News

Dry spell drives up grain prices

By Country News

The National Australia Bank Rural Commodities Index rose in May with prices up three per cent, largely reflecting favourable grain, horticulture, dairy, wool and cotton prices.

The latest NAB Rural Commodities Wrap shows wheat was the best performer, up 11.4 per cent, while cattle prices fell 5.6 per cent.

NAB agribusiness economist Phin Ziebell said the rain received in May had been enough to get winter crops in the ground in the south-east, but conditions were very tough across much of the country following another very dry month.

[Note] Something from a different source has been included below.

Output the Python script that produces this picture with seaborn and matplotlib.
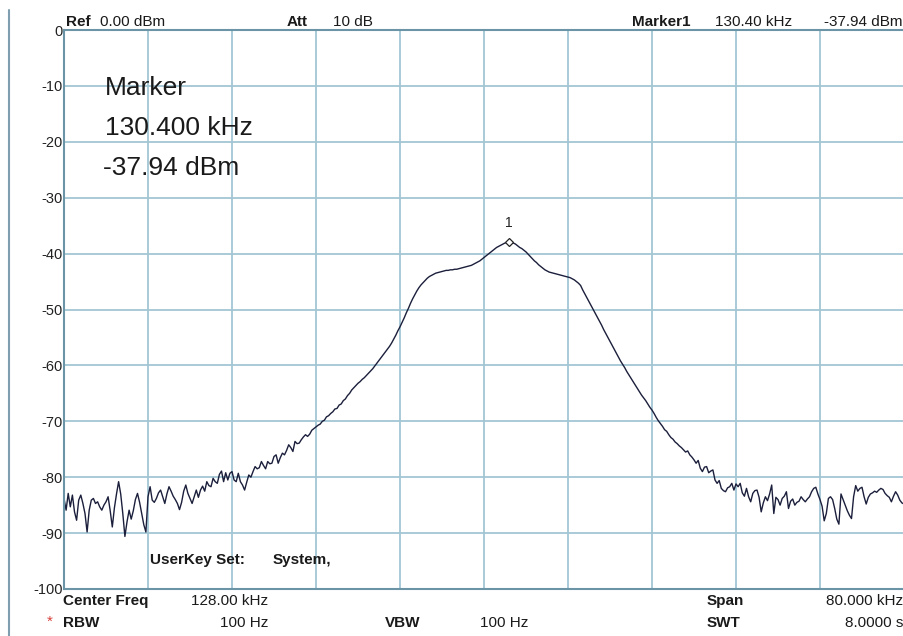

‘‘The dry weather conditions continue to be the major driver of elevated grain prices, with poor availability and no new supply expected until later this year,’’ Mr Ziebell said.

‘‘The NAB weighted feed grain price index was up 10 per cent in May, the highest level since it began in 2010.’’

Meanwhile, the dry conditions and elevated feed prices are likely to continue to dampen cattle prices.

‘‘Cattle prices fell 5.6 per cent in May, and the Eastern Young Cattle Indicator has fallen to its lowest level in three years, around 466¢/kg,’’ Mr Ziebell said.

‘‘If the weather stays dry, further downside is possible.

‘‘However, if normal conditions return we should see the EYCI back in the 500¢/kg range later in 2018.’’

The wool market continues its strong run, with the Eastern Market Indicator currently standing at 2027¢/kg (as of June 5).

‘‘This is an excellent return for growers, particularly those with finer wool,’’ Mr Ziebell said.

‘‘Export markets for lamb are reasonably diversified, with the US and China accounting for a substantial volume and it’s predicted this demand will continue to be strong this year.

‘‘Together, this means sheep and lamb slaughter could increase less than would normally occur in current dry conditions.’’

The NAB weighted dairy export price indicator was up 7.5 per cent in Australian dollar terms in May, largely reflecting better global auctions and a stable dollar.